Besides lighter cars and machinery that requires less fuel, and alternative fuel and energy sources, there are many eco-friendly applications for nanotechnology, such as materials that provide clean water from polluted water sources in both large-scale and portable applications, and ones that detect and clean up environmental contaminants.
· Nanotechnology could help meet the need for affordable, clean drinking water through rapid, low-cost detection of impurities in and filtration and purification of water. For example, researchers have discovered unexpected magnetic interactions between ultrasmall specks of rust, which can help remove arsenic or carbon tetrachloride from water (see image); they are developing nanostructured filters that can remove virus cells from water; and they are investigating a deionization method using nano-sized fiber electrodes to reduce the cost and energy requirements of removing salts from water.
- Nanoparticles will someday be used to clean industrial water pollutants in ground water through chemical reactions that render them harmless, at much lower cost than methods that require pumping the water out of the ground for treatment.
- Researchers have developed a nanofabric "paper towel," woven from tiny wires of potassium manganese oxide, that can absorb 20 times its weight in oil for cleanup applications.
- Many airplane cabin and other types of air filters are nanotechnology-based filters that allow “mechanical filtration,” in which the fiber material creates nanoscale pores that trap particles larger than the size of the pores. They also may contain charcoal layers that remove odors.
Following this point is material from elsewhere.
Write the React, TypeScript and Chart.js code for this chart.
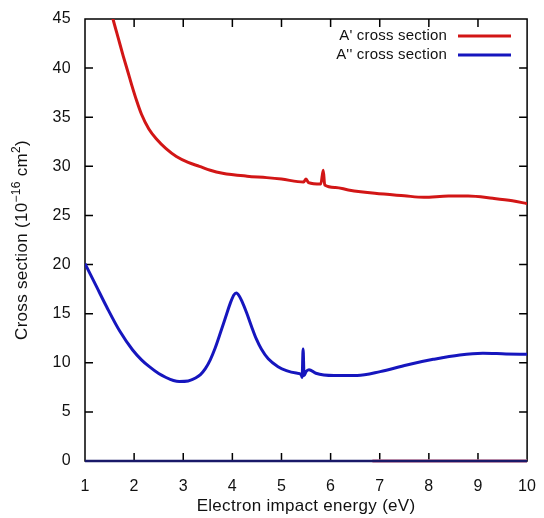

Almost 80% of the cars sold in the U.S. include built-in nanotechnology-based filters.
- New nanotechnology-enabled sensors and solutions may one day be able to detect, identify, and filter out, and/or neutralize harmful chemical or biological agents in the air and soil with much higher sensitivity than is possible today. Researchers around the world are investigating carbon nanotube “scrubbers,” and membranes to separate carbon dioxide from power plant exhaust. And researchers are investigating particles such as self-assembled monolayers on mesoporous supports (SAMMS™), dendrimers, carbon nanotubes, and metalloporphyrinogens to determine how to apply their unique chemical and physical properties for various kinds of toxic site remediation.